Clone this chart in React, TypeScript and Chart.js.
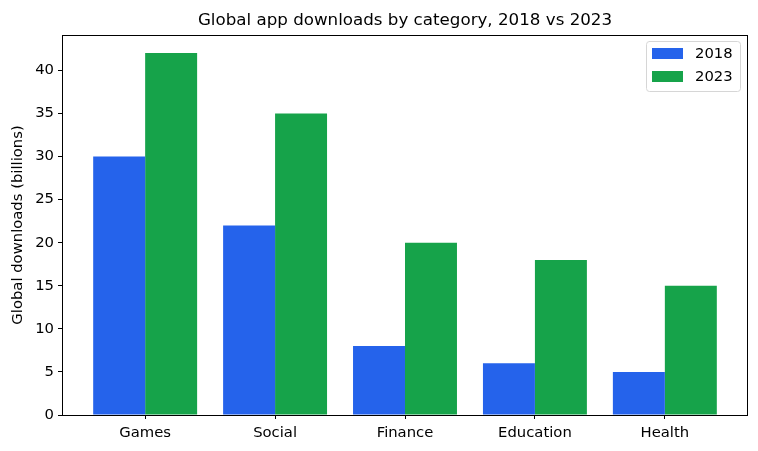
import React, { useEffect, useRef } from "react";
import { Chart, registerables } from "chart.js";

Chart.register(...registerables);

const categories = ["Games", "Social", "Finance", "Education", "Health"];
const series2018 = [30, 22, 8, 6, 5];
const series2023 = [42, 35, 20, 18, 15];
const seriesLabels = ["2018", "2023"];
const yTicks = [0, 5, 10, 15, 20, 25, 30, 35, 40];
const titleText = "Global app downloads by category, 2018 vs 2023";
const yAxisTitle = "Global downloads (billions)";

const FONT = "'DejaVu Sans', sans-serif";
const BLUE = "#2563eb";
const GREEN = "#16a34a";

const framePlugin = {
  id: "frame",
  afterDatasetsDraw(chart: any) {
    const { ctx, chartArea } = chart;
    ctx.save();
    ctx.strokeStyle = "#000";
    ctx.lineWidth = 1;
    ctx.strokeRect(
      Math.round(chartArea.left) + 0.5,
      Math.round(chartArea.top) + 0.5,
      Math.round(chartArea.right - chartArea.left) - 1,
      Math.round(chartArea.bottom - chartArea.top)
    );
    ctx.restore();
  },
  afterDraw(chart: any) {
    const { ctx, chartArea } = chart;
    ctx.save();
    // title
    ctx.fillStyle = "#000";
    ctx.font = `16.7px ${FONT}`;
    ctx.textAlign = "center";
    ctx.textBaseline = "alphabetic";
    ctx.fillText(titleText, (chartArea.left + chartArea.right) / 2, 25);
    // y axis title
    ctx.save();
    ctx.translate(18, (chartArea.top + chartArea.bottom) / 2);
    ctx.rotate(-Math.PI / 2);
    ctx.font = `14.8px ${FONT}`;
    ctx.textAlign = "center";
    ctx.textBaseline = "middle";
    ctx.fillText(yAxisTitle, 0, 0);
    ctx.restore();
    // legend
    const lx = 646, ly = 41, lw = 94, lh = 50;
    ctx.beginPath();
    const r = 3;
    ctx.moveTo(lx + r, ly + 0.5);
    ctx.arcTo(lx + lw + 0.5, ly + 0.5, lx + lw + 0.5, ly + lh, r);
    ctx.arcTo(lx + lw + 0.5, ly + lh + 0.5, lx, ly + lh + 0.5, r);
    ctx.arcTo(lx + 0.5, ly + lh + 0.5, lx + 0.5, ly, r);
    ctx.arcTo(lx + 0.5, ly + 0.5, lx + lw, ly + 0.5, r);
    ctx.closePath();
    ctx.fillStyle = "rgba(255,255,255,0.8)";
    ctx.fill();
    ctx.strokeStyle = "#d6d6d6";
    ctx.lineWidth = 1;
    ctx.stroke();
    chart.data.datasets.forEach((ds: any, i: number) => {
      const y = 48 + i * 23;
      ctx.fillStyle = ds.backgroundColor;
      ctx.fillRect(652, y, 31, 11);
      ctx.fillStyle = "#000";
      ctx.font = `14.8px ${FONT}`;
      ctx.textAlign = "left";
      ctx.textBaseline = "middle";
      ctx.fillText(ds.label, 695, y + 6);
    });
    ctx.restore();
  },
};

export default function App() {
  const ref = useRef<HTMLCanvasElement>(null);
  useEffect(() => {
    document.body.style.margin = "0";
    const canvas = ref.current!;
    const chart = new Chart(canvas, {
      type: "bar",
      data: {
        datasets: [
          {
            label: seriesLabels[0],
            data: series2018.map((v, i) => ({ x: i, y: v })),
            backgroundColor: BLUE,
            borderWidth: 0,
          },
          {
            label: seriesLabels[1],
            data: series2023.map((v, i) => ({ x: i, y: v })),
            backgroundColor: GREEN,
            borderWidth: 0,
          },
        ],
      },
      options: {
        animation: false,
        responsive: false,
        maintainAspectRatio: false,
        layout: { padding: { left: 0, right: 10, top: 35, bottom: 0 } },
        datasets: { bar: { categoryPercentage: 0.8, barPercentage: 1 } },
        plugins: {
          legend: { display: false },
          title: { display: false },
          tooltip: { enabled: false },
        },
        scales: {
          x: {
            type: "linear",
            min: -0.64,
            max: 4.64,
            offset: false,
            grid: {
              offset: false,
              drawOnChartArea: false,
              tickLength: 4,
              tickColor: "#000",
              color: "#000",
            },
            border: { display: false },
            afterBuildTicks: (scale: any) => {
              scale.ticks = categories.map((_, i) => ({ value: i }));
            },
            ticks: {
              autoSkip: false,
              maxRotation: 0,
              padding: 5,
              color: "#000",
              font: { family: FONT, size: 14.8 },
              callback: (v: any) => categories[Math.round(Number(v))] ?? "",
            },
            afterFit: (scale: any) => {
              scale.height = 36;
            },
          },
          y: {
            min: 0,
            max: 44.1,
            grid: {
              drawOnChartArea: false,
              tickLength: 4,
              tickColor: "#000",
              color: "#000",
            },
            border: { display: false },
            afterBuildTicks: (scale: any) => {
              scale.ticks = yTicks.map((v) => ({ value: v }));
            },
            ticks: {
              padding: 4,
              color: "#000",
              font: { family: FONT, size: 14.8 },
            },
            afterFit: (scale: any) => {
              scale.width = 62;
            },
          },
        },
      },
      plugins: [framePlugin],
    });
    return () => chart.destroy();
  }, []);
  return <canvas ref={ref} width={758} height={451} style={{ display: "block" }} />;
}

-=-=-

→ Task description:
Copy out the data above exactly, except the pictures.

→ The output:
Clone this chart in React, TypeScript and Chart.js.
import React, { useEffect, useRef } from "react";
import { Chart, registerables } from "chart.js";

Chart.register(...registerables);

const categories = ["Games", "Social", "Finance", "Education", "Health"];
const series2018 = [30, 22, 8, 6, 5];
const series2023 = [42, 35, 20, 18, 15];
const seriesLabels = ["2018", "2023"];
const yTicks = [0, 5, 10, 15, 20, 25, 30, 35, 40];
const titleText = "Global app downloads by category, 2018 vs 2023";
const yAxisTitle = "Global downloads (billions)";

const FONT = "'DejaVu Sans', sans-serif";
const BLUE = "#2563eb";
const GREEN = "#16a34a";

const framePlugin = {
  id: "frame",
  afterDatasetsDraw(chart: any) {
    const { ctx, chartArea } = chart;
    ctx.save();
    ctx.strokeStyle = "#000";
    ctx.lineWidth = 1;
    ctx.strokeRect(
      Math.round(chartArea.left) + 0.5,
      Math.round(chartArea.top) + 0.5,
      Math.round(chartArea.right - chartArea.left) - 1,
      Math.round(chartArea.bottom - chartArea.top)
    );
    ctx.restore();
  },
  afterDraw(chart: any) {
    const { ctx, chartArea } = chart;
    ctx.save();
    // title
    ctx.fillStyle = "#000";
    ctx.font = `16.7px ${FONT}`;
    ctx.textAlign = "center";
    ctx.textBaseline = "alphabetic";
    ctx.fillText(titleText, (chartArea.left + chartArea.right) / 2, 25);
    // y axis title
    ctx.save();
    ctx.translate(18, (chartArea.top + chartArea.bottom) / 2);
    ctx.rotate(-Math.PI / 2);
    ctx.font = `14.8px ${FONT}`;
    ctx.textAlign = "center";
    ctx.textBaseline = "middle";
    ctx.fillText(yAxisTitle, 0, 0);
    ctx.restore();
    // legend
    const lx = 646, ly = 41, lw = 94, lh = 50;
    ctx.beginPath();
    const r = 3;
    ctx.moveTo(lx + r, ly + 0.5);
    ctx.arcTo(lx + lw + 0.5, ly + 0.5, lx + lw + 0.5, ly + lh, r);
    ctx.arcTo(lx + lw + 0.5, ly + lh + 0.5, lx, ly + lh + 0.5, r);
    ctx.arcTo(lx + 0.5, ly + lh + 0.5, lx + 0.5, ly, r);
    ctx.arcTo(lx + 0.5, ly + 0.5, lx + lw, ly + 0.5, r);
    ctx.closePath();
    ctx.fillStyle = "rgba(255,255,255,0.8)";
    ctx.fill();
    ctx.strokeStyle = "#d6d6d6";
    ctx.lineWidth = 1;
    ctx.stroke();
    chart.data.datasets.forEach((ds: any, i: number) => {
      const y = 48 + i * 23;
      ctx.fillStyle = ds.backgroundColor;
      ctx.fillRect(652, y, 31, 11);
      ctx.fillStyle = "#000";
      ctx.font = `14.8px ${FONT}`;
      ctx.textAlign = "left";
      ctx.textBaseline = "middle";
      ctx.fillText(ds.label, 695, y + 6);
    });
    ctx.restore();
  },
};

export default function App() {
  const ref = useRef<HTMLCanvasElement>(null);
  useEffect(() => {
    document.body.style.margin = "0";
    const canvas = ref.current!;
    const chart = new Chart(canvas, {
      type: "bar",
      data: {
        datasets: [
          {
            label: seriesLabels[0],
            data: series2018.map((v, i) => ({ x: i, y: v })),
            backgroundColor: BLUE,
            borderWidth: 0,
          },
          {
            label: seriesLabels[1],
            data: series2023.map((v, i) => ({ x: i, y: v })),
            backgroundColor: GREEN,
            borderWidth: 0,
          },
        ],
      },
      options: {
        animation: false,
        responsive: false,
        maintainAspectRatio: false,
        layout: { padding: { left: 0, right: 10, top: 35, bottom: 0 } },
        datasets: { bar: { categoryPercentage: 0.8, barPercentage: 1 } },
        plugins: {
          legend: { display: false },
          title: { display: false },
          tooltip: { enabled: false },
        },
        scales: {
          x: {
            type: "linear",
            min: -0.64,
            max: 4.64,
            offset: false,
            grid: {
              offset: false,
              drawOnChartArea: false,
              tickLength: 4,
              tickColor: "#000",
              color: "#000",
            },
            border: { display: false },
            afterBuildTicks: (scale: any) => {
              scale.ticks = categories.map((_, i) => ({ value: i }));
            },
            ticks: {
              autoSkip: false,
              maxRotation: 0,
              padding: 5,
              color: "#000",
              font: { family: FONT, size: 14.8 },
              callback: (v: any) => categories[Math.round(Number(v))] ?? "",
            },
            afterFit: (scale: any) => {
              scale.height = 36;
            },
          },
          y: {
            min: 0,
            max: 44.1,
            grid: {
              drawOnChartArea: false,
              tickLength: 4,
              tickColor: "#000",
              color: "#000",
            },
            border: { display: false },
            afterBuildTicks: (scale: any) => {
              scale.ticks = yTicks.map((v) => ({ value: v }));
            },
            ticks: {
              padding: 4,
              color: "#000",
              font: { family: FONT, size: 14.8 },
            },
            afterFit: (scale: any) => {
              scale.width = 62;
            },
          },
        },
      },
      plugins: [framePlugin],
    });
    return () => chart.destroy();
  }, []);
  return <canvas ref={ref} width={758} height={451} style={{ display: "block" }} />;
}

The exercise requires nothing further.